Overall breast cancer incidence rates published from national cancer surveillance data might mask important pockets of elevated risk, said study co-author Susan Hurley, a research associate at the Cancer Prevention Institute of California.
"Historically, rates that suggest a low breast cancer risk among Asian and Pacific Islander women do not usually focus on young women," Hurley said. "They also do not take into account factors such as birthplace, migration status and ethnic ancestry, all of which may determine risk."
For the study appearing in the latest issue of the journal Ethnicity & Disease
, Hurley and colleagues used data from a previous study, which found a link between breast cancer cases in California birth records from 1988 to 2004.
The authors looked at data from 3,799 women born in California in the 1960s who eventually developed breast cancer and 17,461 women born in California during the same period who did not develop the disease. Study participants ranged in age from 20 to 44 years, with an average age at diagnosis of 36 years. Findings showed that young California-born Asian and Pacific Islander women had about a 62 percent higher risk of breast cancer than young white women.
All ancestral Asian/Pacific Islander subpopulations-including Japanese, Filipina and Chinese women-exhibited elevated breast cancer risks. "What our research can''t tell us is why," Hurley said.
The age a woman bears her first child, how many children she has borne, her breastfeeding practices and even her diet are all relevant to breast cancer risk and all often have cultural origins, Hurley said. "It is generally believed that Asian women living in the United States have higher rates of breast cancer than Asian women living in Asia," said Hurley.
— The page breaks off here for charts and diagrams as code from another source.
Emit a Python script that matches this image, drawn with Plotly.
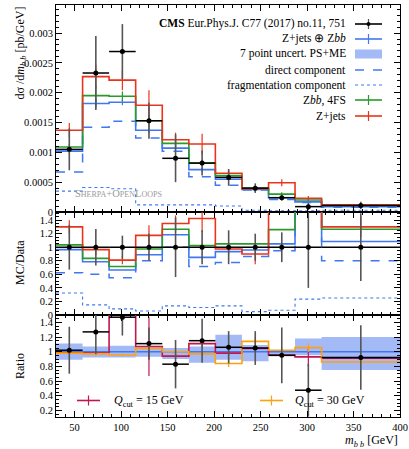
import plotly.graph_objects as go

# ---------------- data ----------------
edges = [30, 58.6, 87.1, 115.7, 144.3, 172.9, 201.4, 230.0, 258.6, 287.1, 315.7, 400]

# main panel: dsigma/dm_bb [pb/GeV]
data_y = [0.00105, 0.00233, 0.00269, 0.00153, 0.00090, 0.00082, 0.00058, 0.00040, 0.00024, 0.00009, 0.00011]
data_err = [0.00035, 0.00062, 0.00046, 0.00030, 0.00040, 0.00021, 0.00014, 0.00008, 0.00005, 0.00006, 0.00006]
zjets_y = [0.00137, 0.00227, 0.00221, 0.00179, 0.00121, 0.00114, 0.00065, 0.00039, 0.00049, 0.00023, 0.00012]
zjets_err = [0.00012, 0.00020, 0.00017, 0.00025, 0.00012, 0.00017, 0.00005, 0.00005, 0.00006, 0.00004, 0.00002]
zbb_y = [0.00109, 0.00195, 0.00194, 0.00153, 0.00115, 0.00082, 0.00061, 0.00040, 0.00030, 0.00020, 0.00011]
zbb_err = [0.00005, 0.00018, 0.00008, 0.00010, 0.00006, 0.00005, 0.00003, 0.00003, 0.00003, 0.00002, 0.00001]
comb_y = [0.00102, 0.00182, 0.00184, 0.00137, 0.00107, 0.00071, 0.00055, 0.00038, 0.00024, 0.00017, 0.00009]
comb_err = [0.00004, 0.00008, 0.00005, 0.00005, 0.00004, 0.00003, 0.00002, 0.00002, 0.00002, 0.00001, 0.00001]
direct_y = [0.00067, 0.00142, 0.00152, 0.00124, 0.00102, 0.00059, 0.00045, 0.00037, 0.00021, 0.00016, 0.00008]
frag_y = [0.00035, 0.00041, 0.00039, 0.00012, 0.00012, 0.00012, 0.00010, 0.00003, 0.00002, 0.00002, 0.00003]

# middle panel: MC/Data
r_data_err = [0.33, 0.27, 0.17, 0.20, 0.44, 0.25, 0.25, 0.20, 0.22, 0.60, 0.50]
r_zjets = [1.30, 0.965, 0.81, 1.175, 1.35, 1.425, 0.975, 0.90, 2.04, 2.50, 1.30]
r_zjets_err = [0.10, 0.08, 0.06, 0.15, 0.12, 0.20, 0.08, 0.15, 0.20, 0.40, 0.15]
r_zbb = [1.035, 0.835, 0.715, 0.975, 1.265, 1.025, 1.05, 1.05, 1.26, 2.20, 1.265]
r_comb = [0.965, 0.785, 0.665, 0.89, 1.185, 0.85, 0.935, 0.96, 1.05, 1.90, 1.085]
r_direct = [0.625, 0.60, 0.55, 0.80, 1.00, 0.715, 0.775, 0.865, 0.95, 1.75, 0.80]
r_frag = [0.325, 0.15, 0.09, 0.06, 0.135, 0.11, 0.135, 0.05, 0.07, 0.235, 0.25]

# bottom panel: Ratio
b_band_lo = [0.89, 0.92, 0.92, 0.93, 0.90, 0.85, 0.89, 0.87, 0.95, 0.95, 0.75]
b_band_hi = [1.11, 1.07, 1.08, 1.07, 1.05, 1.07, 1.23, 1.09, 1.02, 1.18, 1.20]
b_ref = [1.0] * 11
b_data = [1.02, 1.27, 1.47, 1.11, 0.83, 1.15, 1.06, 1.05, 0.95, 0.475, 0.92]
b_data_err = [0.32, 0.30, 0.25, 0.22, 0.33, 0.30, 0.22, 0.23, 0.38, 0.36, 0.44]
b_q15 = [0.985, 0.98, 1.75, 1.07, 0.94, 1.11, 0.98, 1.045, 0.955, 0.93, 0.91]
b_q15_err = [0.02, 0.03, 0.30, 0.40, 0.03, 0.05, 0.03, 0.02, 0.03, 0.13, 0.02]
b_q30 = [0.98, 0.97, 0.955, 1.045, 1.00, 0.97, 0.84, 1.14, 1.02, 1.055, 0.86]
b_q30_err = [0.02, 0.02, 0.02, 0.03, 0.02, 0.02, 0.05, 0.06, 0.04, 0.06, 0.05]

# ---------------- style ----------------
RED = "#E8341C"
GREEN = "#2A9A2A"
BLUE = "#3F78F2"
BAND = "rgba(90,130,240,0.55)"
CRIMSON = "#C5154F"
ORANGE = "#FFA010"
FONT = "Liberation Serif"

centers = [(edges[i] + edges[i + 1]) / 2 for i in range(len(edges) - 1)]
halfw = [(edges[i + 1] - edges[i]) / 2 for i in range(len(edges) - 1)]

fig = go.Figure()


def step(vals, color, xa, ya, dash="solid", width=1.6):
    fig.add_trace(go.Scatter(x=edges, y=list(vals) + [vals[-1]], mode="lines",
                             line=dict(color=color, width=width, dash=dash, shape="hv"),
                             xaxis=xa, yaxis=ya, showlegend=False, hoverinfo="skip"))


def vbars(vals, errs, color, xa, ya, width=1.2):
    xs, ys = [], []
    for c, v, e in zip(centers, vals, errs):
        xs += [c, c, None]
        ys += [v - e, v + e, None]
    fig.add_trace(go.Scatter(x=xs, y=ys, mode="lines", line=dict(color=color, width=width),
                             xaxis=xa, yaxis=ya, showlegend=False, hoverinfo="skip"))


def datapts(vals, errs, xa, ya):
    fig.add_trace(go.Scatter(x=centers, y=vals, mode="markers",
                             marker=dict(color="black", size=5),
                             error_x=dict(type="data", array=halfw, width=0, thickness=1.5, color="black"),
                             error_y=dict(type="data", array=errs, width=0, thickness=1.6, color="#555555"),
                             xaxis=xa, yaxis=ya, showlegend=False, hoverinfo="skip", cliponaxis=True))


# main panel (x, y)
step(frag_y, BLUE, "x", "y", dash="dot", width=1.1)
step(direct_y, BLUE, "x", "y", dash="dash", width=1.5)
step(comb_y, BLUE, "x", "y")
vbars(comb_y, comb_err, BLUE, "x", "y")
step(zbb_y, GREEN, "x", "y")
vbars(zbb_y, zbb_err, GREEN, "x", "y")
step(zjets_y, RED, "x", "y")
vbars(zjets_y, zjets_err, RED, "x", "y")
datapts(data_y, data_err, "x", "y")

# middle panel (x2, y2)
step(r_frag, BLUE, "x2", "y2", dash="dot", width=1.1)
step(r_direct, BLUE, "x2", "y2", dash="dash", width=1.5)
step(r_comb, BLUE, "x2", "y2")
step(r_zbb, GREEN, "x2", "y2")
step(r_zjets, RED, "x2", "y2")
vbars(r_zjets, r_zjets_err, RED, "x2", "y2")
datapts([1.0] * 11, r_data_err, "x2", "y2")

# bottom panel (x3, y3)
fig.add_trace(go.Scatter(x=edges, y=b_band_lo + [b_band_lo[-1]], mode="lines",
                         line=dict(width=0, shape="hv"), xaxis="x3", yaxis="y3",
                         showlegend=False, hoverinfo="skip"))
fig.add_trace(go.Scatter(x=edges, y=b_band_hi + [b_band_hi[-1]], mode="lines",
                         line=dict(width=0, shape="hv"), fill="tonexty", fillcolor=BAND,
                         xaxis="x3", yaxis="y3", showlegend=False, hoverinfo="skip"))
step(b_ref, BLUE, "x3", "y3")
step(b_q15, CRIMSON, "x3", "y3")
vbars(b_q15, b_q15_err, CRIMSON, "x3", "y3")
step(b_q30, ORANGE, "x3", "y3")
vbars(b_q30, b_q30_err, ORANGE, "x3", "y3")
datapts(b_data, b_data_err, "x3", "y3")

# ---------------- axes ----------------
tickfont = dict(family=FONT, size=10.5, color="black")
common_x = dict(range=[30, 400], ticks="inside", ticklen=6, tickwidth=1, tickcolor="black",
                mirror="allticks", showline=True, linecolor="black", linewidth=1,
                showgrid=False, zeroline=False, tickmode="linear", tick0=0, dtick=50,
                automargin=False,
                minor=dict(ticks="inside", ticklen=3, dtick=10, tick0=0, tickcolor="black"),
                tickfont=tickfont)


def yax(rng, dtick, mdtick, fmt, dom):
    return dict(range=rng, domain=dom, ticks="inside", ticklen=6, tickwidth=1, tickcolor="black",
                mirror="allticks", showline=True, linecolor="black", linewidth=1,
                showgrid=False, zeroline=False, tickmode="linear", tick0=0, dtick=dtick,
                tickformat=fmt, automargin=False,
                minor=dict(ticks="inside", ticklen=3, dtick=mdtick, tick0=0, tickcolor="black"),
                tickfont=tickfont)


H = 412.0
d_bot = [0, 102 / H]
d_mid = [102 / H, 205 / H]
d_top = [205 / H, 1]

fig.update_layout(
    template="none",
    width=409, height=449,
    margin=dict(l=56, r=9, t=5, b=32, autoexpand=False),
    paper_bgcolor="white", plot_bgcolor="white",
    font=dict(family=FONT, color="black"),
    showlegend=False,
    xaxis=dict(common_x, anchor="y", showticklabels=False),
    xaxis2=dict(common_x, anchor="y2", matches="x", showticklabels=False),
    xaxis3=dict(common_x, anchor="y3", matches="x", showticklabels=True),
    yaxis=yax([0, 0.00347], 0.0005, 0.0001, ".4~f", d_top),
    yaxis2=yax([0, 1.52], 0.2, 0.05, ".1~f", d_mid),
    yaxis3=yax([0.11, 1.5], 0.2, 0.05, ".1~f", d_bot),
)
fig.layout.yaxis.anchor = "x"
fig.layout.yaxis2.anchor = "x2"
fig.layout.yaxis3.anchor = "x3"

# ---------------- text & legend ----------------
W = 344.0


def px_x(p):
    return (p - 56) / W


def px_y(p):
    return (417 - p) / H


ann = []
lfont = dict(family=FONT, size=11.5, color="black")
labels = [
    "<b>CMS</b> Eur.Phys.J. C77 (2017) no.11, 751",
    "Z+jets ⊕ Z<i>bb</i>",
    "7 point uncert. PS+ME",
    "direct component",
    "fragmentation component",
    "Z<i>bb</i>, 4FS",
    "Z+jets",
]
rows = [24, 39, 54, 70, 85, 100, 116]
for t, r in zip(labels, rows):
    ann.append(dict(text=t, x=px_x(348), y=px_y(r), xref="paper", yref="paper",
                    xanchor="right", yanchor="middle", showarrow=False, font=lfont))

shapes = []
x0, x1 = px_x(355), px_x(382)
xc = px_x(368.5)


def lline(r, color, dash="solid", width=1.6, tick=True, tickcolor=None):
    shapes.append(dict(type="line", xref="paper", yref="paper", x0=x0, x1=x1, y0=px_y(r), y1=px_y(r),
                       line=dict(color=color, width=width, dash=dash)))
    if tick:
        shapes.append(dict(type="line", xref="paper", yref="paper", x0=xc, x1=xc,
                           y0=px_y(r - 5), y1=px_y(r + 5),
                           line=dict(color=tickcolor or color, width=1.2)))


lline(rows[0], "black", tickcolor="#555555")
shapes.append(dict(type="circle", xref="paper", yref="paper", x0=px_x(366.5), x1=px_x(370.5),
                   y0=px_y(rows[0] + 2), y1=px_y(rows[0] - 2), fillcolor="black", line=dict(width=0)))
lline(rows[1], BLUE)
shapes.append(dict(type="rect", xref="paper", yref="paper", x0=x0, x1=x1, y0=px_y(rows[2] + 4.5),
                   y1=px_y(rows[2] - 4.5), fillcolor=BAND, line=dict(width=0)))
lline(rows[3], BLUE, dash="dash", width=1.5, tick=False)
lline(rows[4], BLUE, dash="dot", width=1.1, tick=False)
lline(rows[5], GREEN)
lline(rows[6], RED)

# bottom legend
for (sx0, sx1, tx, color, num) in [(77, 100, 112, CRIMSON, "15"),
                                   (260, 283, 293, ORANGE, "30")]:
    yy = 400.5
    shapes.append(dict(type="line", xref="paper", yref="paper", x0=px_x(sx0), x1=px_x(sx1),
                       y0=px_y(yy), y1=px_y(yy), line=dict(color=color, width=1.6)))
    shapes.append(dict(type="line", xref="paper", yref="paper", x0=px_x((sx0 + sx1) / 2),
                       x1=px_x((sx0 + sx1) / 2), y0=px_y(yy - 5), y1=px_y(yy + 5),
                       line=dict(color=color, width=1.2)))
    ann.append(dict(text="<i>Q</i><sub>cut</sub> = " + num + " GeV",
                    x=px_x(tx), y=px_y(yy), xref="paper", yref="paper", xanchor="left",
                    yanchor="middle", showarrow=False, font=dict(family=FONT, size=12, color="black")))

# generator label
sc = "<span style='font-size:8px'>"
ann.append(dict(text="S" + sc + "HERPA</span>+O" + sc + "PEN</span>L" + sc + "OOPS</span>",
                x=px_x(73), y=px_y(193), xref="paper", yref="paper", xanchor="left",
                yanchor="middle", showarrow=False,
                font=dict(family=FONT, size=10.5, color="#9a9a9a")))

# axis titles
tfont = dict(family=FONT, size=12, color="black")
ann.append(dict(text="dσ /d<i>m</i><sub><i>b b</i></sub> [pb/GeV]", textangle=-90,
                x=px_x(10), y=1, xref="paper", yref="paper", xanchor="left", yanchor="top",
                showarrow=False, font=tfont))
ann.append(dict(text="MC/Data", textangle=-90, x=px_x(11), y=px_y(263), xref="paper", yref="paper",
                xanchor="left", yanchor="middle", showarrow=False, font=tfont))
ann.append(dict(text="Ratio", textangle=-90, x=px_x(11), y=px_y(366), xref="paper", yref="paper",
                xanchor="left", yanchor="middle", showarrow=False, font=tfont))
ann.append(dict(text="<i>m</i><sub><i>b b</i></sub> [GeV]", x=1, y=px_y(441), xref="paper",
                yref="paper", xanchor="right", yanchor="middle", showarrow=False, font=tfont))

fig.update_layout(annotations=ann, shapes=shapes)
fig.write_html("out.html", config={"displayModeBar": False},
               post_script="document.body.style.margin='0';document.body.style.overflow='hidden';")
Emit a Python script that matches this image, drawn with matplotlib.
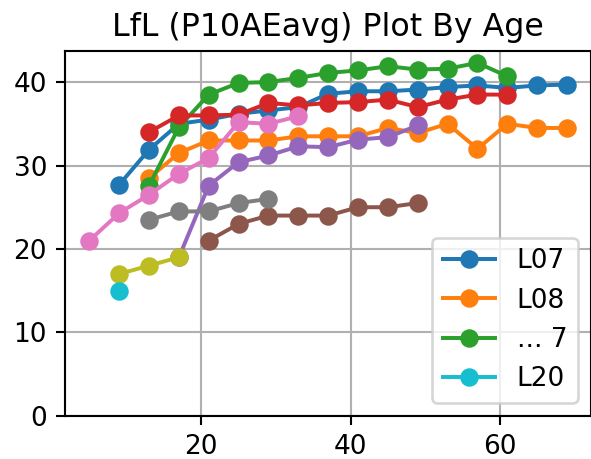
import numpy as np
import matplotlib
matplotlib.use("Agg")
import matplotlib.pyplot as plt

# Age grid shared by all cohorts
ages = list(range(5, 70, 4))

series_names = ["L07", "L08", "L09", "L10", "L11", "L12", "L13", "L14", "L15", "L20"]
first_age = [9, 13, 13, 13, 17, 21, 5, 13, 9, 9]

l07 = [27.7, 31.9, 35.0, 35.5, 36.2, 36.6, 37.0, 38.6, 38.9, 38.9, 39.1, 39.4, 39.6, 39.3, 39.6, 39.7]
l08 = [28.5, 31.5, 33.0, 33.0, 33.0, 33.5, 33.5, 33.5, 34.5, 33.9, 35.0, 32.0, 35.0, 34.5, 34.5]
l09 = [27.6, 34.6, 38.5, 39.9, 40.0, 40.5, 41.1, 41.4, 41.9, 41.5, 41.6, 42.3, 40.7]
l10 = [34.0, 36.0, 36.0, 36.1, 37.5, 37.2, 37.5, 37.6, 37.9, 37.0, 37.9, 38.5, 38.5]
l11 = [19.0, 27.6, 30.4, 31.2, 32.3, 32.2, 33.1, 33.4, 34.8]
l12 = [21.0, 23.0, 24.0, 24.0, 24.0, 25.0, 25.0, 25.5]
l13 = [21.0, 24.3, 26.5, 29.0, 30.9, 35.2, 35.0, 35.9]
l14 = [23.5, 24.5, 24.5, 25.5, 26.0]
l15 = [17.0, 18.0, 19.0]
l20 = [15.0]

values = [l07, l08, l09, l10, l11, l12, l13, l14, l15, l20]

DPI = 190
fig = plt.figure(figsize=(591 / DPI, 459 / DPI), dpi=DPI)
ax = fig.add_axes([0.1108, 0.0941, 0.889, 0.7937])

lines = []
for name, start, vals in zip(series_names, first_age, values):
    i0 = ages.index(start)
    x = ages[i0:i0 + len(vals)]
    (ln,) = ax.plot(x, vals, marker="o", label=name)
    lines.append(ln)

ax.set_ylim(bottom=0)
ax.grid(True)
ax.set_axisbelow(True)
ax.set_title("LfL (P10AEavg) Plot By Age", fontsize=12)

ax.legend([lines[0], lines[1], lines[2], lines[-1]],
          [series_names[0], series_names[1], "... 7", series_names[-1]],
          loc="lower right")

fig.savefig("out.png", dpi=DPI)
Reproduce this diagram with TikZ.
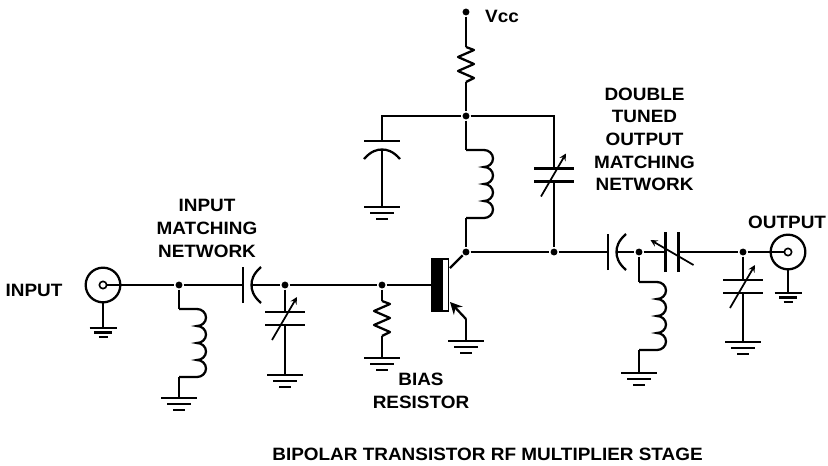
\documentclass[tikz,border=0pt]{standalone}
\usepackage{fontspec}
\setmainfont[FakeStretch=1.06]{Liberation Sans}
\usetikzlibrary{arrows,arrows.meta,calc,positioning}

\begin{document}
\begin{tikzpicture}[
  x=0.75pt, y=-0.75pt,
  line width=1.7pt,
  dot/.style={circle, fill=black, inner sep=0pt, minimum size=5.2pt},
  lab/.style={font=\bfseries\fontsize{13.4}{17}\selectfont, align=center, inner sep=0pt},
  jack/.style={circle, draw, inner sep=0pt, minimum size=26pt},
  jackpin/.style={circle, draw, line width=1.2pt, inner sep=0pt, minimum size=5.5pt},
  bar/.style={rectangle, draw, inner sep=0pt, outer sep=0pt, line width=1pt, minimum height=39pt},
  tune/.style={-stealth, line width=1.3pt},
  pics/gnd/.style={code={
    \coordinate (-top) at (0,0);
    \draw (-18,0) -- (18,0);
    \draw (-12,6) -- (12,6);
    \draw (-6,12) -- (6,12);
  }},
  pics/res/.style={code={
    \coordinate (-in) at (0,0);
    \coordinate (-out) at (0,35);
    \draw[line join=round] (0,0) -- (8,3) -- (-8,10) -- (8,17) -- (-8,24) -- (8,31) -- (0,35);
  }},
  pics/ind/.style={code={
    \coordinate (-in) at (0,0);
    \coordinate (-out) at (0,68);
    \draw (0,0) -- (18,0)
      arc[start angle=-90, end angle=90, x radius=9, y radius=8.5]
      arc[start angle=-90, end angle=90, x radius=9, y radius=8.5]
      arc[start angle=-90, end angle=90, x radius=9, y radius=8.5]
      arc[start angle=-90, end angle=90, x radius=9, y radius=8.5] -- (0,68);
  }},
  pics/fixcap/.style={code={
    \coordinate (-flat) at (0,0);
    \coordinate (-arc) at (0,8.5);
    \draw (-18,0) -- (18,0);
    \draw (-18,18) .. controls (-11,10) and (-5,8.5) .. (0,8.5) .. controls (5,8.5) and (11,10) .. (18,18);
  }},
  pics/varcap/.style={code={
    \coordinate (-top) at (0,-6.5);
    \coordinate (-bot) at (0,6.5);
    \draw (-20,-6.5) -- (20,-6.5);
    \draw (-20,6.5) -- (20,6.5);
    \draw[tune] (-13,21.5) -- (12,-21.5);
  }}
]
\useasboundingbox (0,0) rectangle (828,465);

% Junctions
\node[dot] (vcc) at (466,12) {};
\node[dot] (j1) at (179,285) {};
\node[dot] (j2) at (285,285) {};
\node[dot] (j3) at (382,285) {};
\node[dot] (j4) at (466,116) {};
\node[dot] (j5) at (466,252) {};
\node[dot] (j6) at (554,252) {};
\node[dot] (j7) at (639,252) {};
\node[dot] (j8) at (743,252) {};

% Input and output jacks
\node[jack] (injack) at (103,285) {};
\node[jackpin] (inpin) at (103,285) {};
\node[jack] (outjack) at (788,252) {};
\node[jackpin] (outpin) at (788,252) {};

% Transistor
\node[bar, fill=black, minimum width=7.5pt] (basebar) at (437,285) {};
\node[bar, fill=white, right=0pt of basebar, minimum width=5pt] (collbar) {};
\coordinate (cpin) at (450,268);
\coordinate (epin) at (450,302);
\coordinate (ebend) at (466,319);

% Components
\pic (lin) at (179,309) {ind};
\pic[rotate=90] (cin) at (243,285) {fixcap};
\pic (cv1) at (285,318.5) {varcap};
\pic (rb) at (382,301) {res};
\pic (rc) at (466,47) {res};
\pic (cby) at (382,141) {fixcap};
\pic (lc) at (466,150) {ind};
\pic (cv2) at (554,175) {varcap};
\pic[rotate=90] (cout) at (608,252) {fixcap};
\pic[rotate=90] (cv3) at (672,252) {varcap};
\pic (lout) at (639,282) {ind};
\pic (cv4) at (743,286.5) {varcap};

% Grounds
\pic[scale=0.75] (g1) at (103,328) {gnd};
\pic (g2) at (179,398) {gnd};
\pic (g3) at (285,375) {gnd};
\pic (g4) at (382,358) {gnd};
\pic (g5) at (382,207) {gnd};
\pic (g6) at (466,341) {gnd};
\pic (g7) at (639,373) {gnd};
\pic (g8) at (743,342) {gnd};
\pic[scale=0.75] (g9) at (788,293) {gnd};

% Wires - input side
\draw (inpin) -- (j1);
\draw (j1) -- (cin-flat);
\draw (cin-arc) -- (j2);
\draw (j2) -- (j3);
\draw (j3) -- (basebar.west);
\draw (injack) -- (g1-top);
\draw (j1) -- (lin-in);
\draw (lin-out) -- (g2-top);
\draw (j2) -- (cv1-top);
\draw (cv1-bot) -- (g3-top);
\draw (j3) -- (rb-in);
\draw (rb-out) -- (g4-top);

% Wires - supply
\draw (vcc) -- (rc-in);
\draw (rc-out) -- (j4);
\draw (cby-flat) |- (j4);
\draw (cby-arc) -- (g5-top);
\draw (j4) -- (lc-in);
\draw (lc-out) -- (j5);
\draw (j4) -| (cv2-top);
\draw (cv2-bot) -- (j6);

% Wires - transistor
\draw (cpin) -- (j5);
\draw[-{Stealth[length=9pt, width=9pt, inset=3pt]}] (ebend) -- (epin);
\draw (ebend) -- (g6-top);

% Wires - output side
\draw (j5) -- (j6);
\draw (j6) -- (cout-flat);
\draw (cout-arc) -- (j7);
\draw (j7) -- (cv3-top);
\draw (cv3-bot) -- (j8);
\draw (j8) -- (outpin);
\draw (j7) -- (lout-in);
\draw (lout-out) -- (g7-top);
\draw (j8) -- (cv4-top);
\draw (cv4-bot) -- (g8-top);
\draw (outjack) -- (g9-top);

% Labels
\node[lab] (inlab) at (34,290) {INPUT};
\node[lab] (inmatch) at (207,228.5) {INPUT\\MATCHING\\NETWORK};
\node[lab, anchor=west] (vcclab) at (484,16) {Vcc};
\node[lab] (outmatch) at (644.5,139.5) {DOUBLE\\TUNED\\OUTPUT\\MATCHING\\NETWORK};
\node[lab, anchor=west] (outlab) at (747,222) {OUTPUT};
\node[lab] (biaslab) at (421,391) {BIAS\\RESISTOR};
\node[lab] (title) at (487.5,454.5) {BIPOLAR TRANSISTOR RF MULTIPLIER STAGE};

\end{tikzpicture}
\end{document}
"As immigrant women adopt the lifestyles of their new country, they also seem to adopt their breast cancer risks. So, on some level, it makes sense that Asian/Pacific Islander women born in the U.S. would have breast cancer risks similar to their white U.S.-born counterparts," Hurley said. "The fact that our study suggests that among women born in California, young Asian /Pacific Islander women have risks even higher than white women really is quite startling and difficult to explain."
By 2050, Asian/Pacific Islanders will make up 8 percent of the U.S. population according to projections by the U. S. Census Bureau.
"Evaluating whether elevated risks persist outside of California and in older women should be research priorities," Hurley said. "Replication of our findings among other populations of U.S.- born Asian/Pacific Islander women could have major public health implications for cancer-control efforts among this historically understudied population. Asian/Pacific Islander women concerned about signs or symptoms of breast cancer should not assume they are immune from this disease and should not delay seeing their physician."
Aggregated data-data that groups all women together without regard to their ethnic ancestry- paints the incomplete picture that Asian/Pacific Islander communities have a low breast cancer incidence, said Roxanna Bautista, director of the chronic diseases program at the Asian and Pacific Islander American Health Forum.
"When disaggregated data is shared, you see that the risk of breast cancer may in fact be elevated among certain groups of Asian/Pacific Islander women as shown in this study. These latest study findings reinforce what those of us who work in the field already know, that this is such an important issue," Bautista said. "Let''s determine what else can be done so Asian/Pacific Islander women can be proactive about screening and pay closer attention to their bodies for any changes."